Before Midnight
Star Trek Into Darkness
Superman: Man of Steel
Richard Linklater's Before trilogy began in 1995 with Before Sunrise, in which the Ethan Hawke and Julie Delpy characters meet, followed in 2004 by Before Sunset. In the first installment, Jesse and Céline strike up a conversation on a train, then wander about Vienna over the course of a single night, talking. Before departing they agree to see each other in six months.
The second installment occurs nine years later, the six-month assignation not having taken place. Jesse is in Paris promoting the book that meeting Céline inspired, and after the reading, spots her. He has a plane to catch but time to talk and stroll through Paris, which brings them to her apartment. In the final shot she warbles along with Nina Simone, "Baby, you are gonna miss that plane."
Now, in Before Midnight, we find the couple another nine years later, visiting friends in Greece, with twin girls and Jesse's son, Hank. They put Hank on a plane to return to his mother, who has custody, and their friends give them a gift of a hotel room for the night, where they continue talking.

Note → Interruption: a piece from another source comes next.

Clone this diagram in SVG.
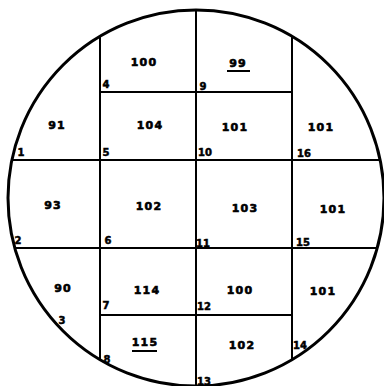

These are some of the talkiest movies ever made, and within the first 10 minutes of each one, I am certain it is going to devolve into narcissistic navel-gazing, but none of them do. They gain relational momentum as they go along. They are remarkably well acted, perhaps because the scripts are a collaboration between Richard Linklater and the actors themselves. The Hollywood Film Award for Screenwriter of the Year went to the trio. The characters are likable but flawed, and their endless talk is reflective not egotistical, what Socrates meant when he declared that the unexamined life is not worth living. What this director and his actors have created in this trilogy is a contemporary Socratic dialogue.
NYT Critic's Pick
I loved the original Star Trek TV series but have had no interest in the movies. The only reason I went to the most recent one is because Benjamin Cumberbatch plays the villain. And, boy, does J.J. Abrams need him. As A.O. Scott observes in his review of Star Trek Into Darkness, "Whether playing a hero or a villain, he fuses Byronic charisma with an impatient, imperious intelligence that seems to raise the ambient I.Q. whenever he’s on screen." Abrams studied at the feet of Steven Spielberg, and it is obvious in the overblown CGI and the blatant nods to Star Treks of yesteryear, which could be fun were there not such a "Did you get that?" sense about them. Like Spielberg, there is an annoyingly adolescent air about everything Abrams does. Silly special effects aside, the cast does a respectable job of inhabiting characters we have known for half a century, and having Cumberbatch in the mix does not hurt at all!
In Zak Snyder's origin story, Superman: Man of Steel, Krypton has brought about its own destruction through its reckless consumption of energy. Kal-El has just been born into the end days, so to ensure his survival his parents pack him into a capsule and shoot him into the galaxy from whence he lands in a kindly farmer's backyard somewhere on British Columbia's coast. Mr. Kent, the farmer, and his wife raise the boy they name Clark, who seems high strung but it's due to x-ray vision, superhuman hearing and eidetic memory, of which they are unaware. We learn all this and more about his youth through a series of flashbacks throughout the film, the zigzagging of which Snyder handles quite deftly. Manohla Dargis's review for the New York Times is as close to a comprehensive analysis of the film as the average person could want. She cites What Makes Superman So Darned American and Gary D. Engle's insight that "Superman raises the American immigrant experience to the level of religious myth."